DOC Brown’s appearance at Brierley Hill Civic Hall this Saturday (July 16) is one of only three stand-up gigs he is performing this year – so fans are urged to catch him while they can.

The rapper-turned-comic’s star is very much in the ascendancy – so much so that he is being forced to take a temporary break from regular live performing.

He has a major role in the hotly-tipped new ITV drama Brief Encounters, which is currently being shown on Monday nights and is about a group of women in the 1980s who become Ann Summers party reps.

And next month his face will be all over the big screen when he stars alongside Ricky Gervais in the eagerly-awaited David Brent movie Life On The Road.

In that, Brown will reprise his role in the Comic Relief specials the pair recorded together as a young rapper going on the road with ageing wannabe rocker Brent.

“I’m really excited about both and how people are going to react to them,” he says.

“Brief Encounters is more of a drama than a comedy, although there are laugh out loud moments in every episode.

“My character is a young policeman, Johnny, who has just moved up to Sheffield from London.

“He is a little bit wet behind the ears still and gets involved with a married woman.

“I am looking forward to seeing what people think of it, and of the series as a whole, because it was great to be involved in.

“The movie is out on August 19, it’s always been a big dream of mine to be in a film and now it’s finally about to happen.

“Ricky Gervais has been a huge inspiration and influence for me.

“He has really taken me under his wing. It started off with working with him on Derek, then it was Comic Relief and now this.

“We have written loads of songs together. He is a master at work, he is so confident in his ideas.”

Because of his other commitments, which also include writing children’s books and kid’s TV series, the 38-year-old keen Crystal Palace fan has been forced to take a temporary step-back from stand-up.

It makes his appearance at Brierley Hill Civic Hall all the more important for fans to catch him doing his own unique brand of comedy rap.

“I realised as things were getting so busy on other fronts I couldn’t balance everything,” he says.

“I was spending my days working and then driving off to cities hundreds of miles away doing gigs on the nights.

“I have got a family as well and it was just getting too much so I have decided to focus on one thing at a time.

“So I’m taking a temporary break from stand-up – this will be a very rare opportunity to see me on stage, I think I’m only doing three gigs this year and I’m really looking forward to it.
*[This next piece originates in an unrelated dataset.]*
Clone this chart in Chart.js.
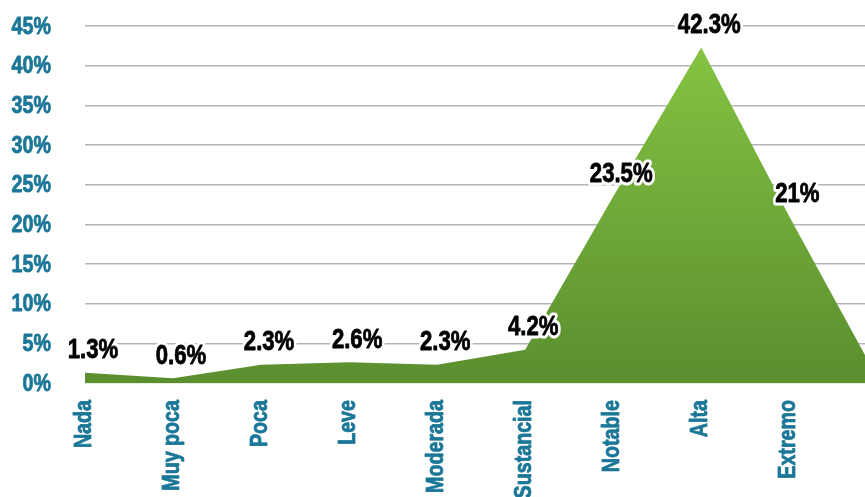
<!DOCTYPE html>
<html>
<head>
<meta charset="utf-8">
<script src="https://cdn.jsdelivr.net/npm/chart.js@4.4.0/dist/chart.umd.min.js"></script>
<style>
  html, body { margin: 0; padding: 0; background: #fff; }
  #wrap { width: 865px; height: 497px; }
</style>
</head>
<body>
<div id="wrap"><canvas id="chart"></canvas></div>
<script>
// Data
const categories = ['Nada', 'Muy poca', 'Poca', 'Leve', 'Moderada', 'Sustancial', 'Notable', 'Alta', 'Extremo'];
// last value is the tail of the area, cut off by the right edge
const values = [1.3, 0.6, 2.3, 2.6, 2.3, 4.2, 23.5, 42.3, 21, 0.7];
const valueLabels = ['1.3%', '0.6%', '2.3%', '2.6%', '2.3%', '4.2%', '23.5%', '42.3%', '21%'];
const yTicks = [0, 5, 10, 15, 20, 25, 30, 35, 40, 45];

// no narrow font installed, so squeeze Liberation Sans Bold like Arial Narrow
const FONT = "'Liberation Sans', Arial, sans-serif";
const SQUEEZE = 0.82;
const TEAL = '#1b7797';

// draw one narrow text, optionally rotated
function narrowText(ctx, txt, x, y, opts) {
  ctx.save();
  ctx.translate(x, y);
  if (opts.rotate) ctx.rotate(opts.rotate);
  ctx.scale(SQUEEZE, 1);
  ctx.font = 'bold ' + opts.size + 'px ' + FONT;
  ctx.textAlign = opts.align || 'center';
  ctx.textBaseline = 'middle';
  ctx.lineJoin = 'round';
  if (opts.halo) {
    ctx.strokeStyle = '#fff';
    ctx.lineWidth = opts.halo;
    ctx.strokeText(txt, 0, 0);
  }
  // a thin stroke in the text colour makes it a bit heavier
  ctx.strokeStyle = opts.color;
  ctx.lineWidth = 0.8;
  ctx.strokeText(txt, 0, 0);
  ctx.fillStyle = opts.color;
  ctx.fillText(txt, 0, 0);
  ctx.restore();
}

// Axis labels, drawn from the scales' own ticks
const axisLabelPlugin = {
  id: 'axisLabels',
  afterDraw(chart) {
    const ctx = chart.ctx;
    const xs = chart.scales.x;
    const ys = chart.scales.y;
    ys.ticks.forEach(t => {
      narrowText(ctx, t.value + '%', xs.left - 34, ys.getPixelForValue(t.value) + 1,
        { size: 24, align: 'right', color: TEAL });
    });
    xs.ticks.forEach(t => {
      const label = categories[t.value];
      if (!label) return;
      narrowText(ctx, label, xs.getPixelForValue(t.value) - 1, ys.bottom + 17,
        { size: 24, align: 'right', rotate: -Math.PI / 2, color: TEAL });
    });
  }
};

// Outlined value labels
const valueLabelPlugin = {
  id: 'valueLabels',
  afterDatasetsDraw(chart) {
    const meta = chart.getDatasetMeta(0);
    valueLabels.forEach((txt, i) => {
      const pt = meta.data[i];
      narrowText(chart.ctx, txt, pt.x + 8, pt.y - 22,
        { size: 27, color: '#000', halo: 7 });
    });
  }
};

function greenFill(context) {
  const chart = context.chart;
  const area = chart.chartArea;
  if (!area) return '#6a9f34';
  const top = chart.scales.y.getPixelForValue(Math.max(...values));
  const g = chart.ctx.createLinearGradient(0, top, 0, area.bottom);
  g.addColorStop(0, '#84c342');
  g.addColorStop(1, '#5a8e2f');
  return g;
}

new Chart(document.getElementById('chart'), {
  type: 'line',
  data: {
    datasets: [{
      data: values.map((v, i) => ({ x: i, y: v })),
      fill: 'origin',
      backgroundColor: greenFill,
      borderWidth: 0,
      pointRadius: 0,
      tension: 0
    }]
  },
  options: {
    responsive: true,
    maintainAspectRatio: false,
    animation: false,
    layout: { padding: { top: 26, left: 0, right: 0, bottom: 0 } },
    plugins: {
      legend: { display: false },
      tooltip: { enabled: false }
    },
    scales: {
      x: {
        type: 'linear',
        min: 0,
        max: 8.86,
        afterBuildTicks: scale => {
          scale.ticks = categories.map((c, i) => ({ value: i }));
        },
        afterFit: scale => { scale.height = 114; },
        grid: { display: false },
        border: { display: true, color: 'rgba(230,240,220,0.9)', dash: [2, 2], width: 1, z: 1 },
        ticks: { display: false }
      },
      y: {
        min: 0,
        max: 45,
        afterBuildTicks: scale => {
          scale.ticks = yTicks.map(v => ({ value: v }));
        },
        afterFit: scale => { scale.width = 85; },
        border: { display: false },
        grid: {
          drawTicks: false,
          lineWidth: 1.5,
          color: c => c.tick && c.tick.value === 0 ? 'rgba(0,0,0,0)' : '#b4b4b4'
        },
        ticks: { display: false }
      }
    }
  },
  plugins: [valueLabelPlugin, axisLabelPlugin]
});
</script>
</body>
</html>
“The Midlands has long been one of my favourite places to go.

“It started out with Birmingham, and the Glee Club there, and from there I have travelled around the Black Country and Birmingham, places like Wolves, Aston, Edgbaston.

“The sense of humour there seems a little bit more sophisticated, I am not sure what it is, I talked to a couple of my Brummie mates and they say if you are a Brummie you have got to laugh.

“I don’t know if that’s true, but people there seem to get their comedy.”

The Londoner performs a unique fusion of stand-up that sees him rap about unlikely subjects including the right way to make a cup of tea and putting his children to bed.

He said the ideas for songs came from everyday life.

“It’s the same as stand-up really, the only difference is I express it in rap, with the jokes in between the rhymes.

“It’s the natural way for me to express it, and I suppose it’s the incongruous nature of the things I rap about that make it funny.

“But it’s not a gimmick, as some people have said, it’s just who I am and what I do.”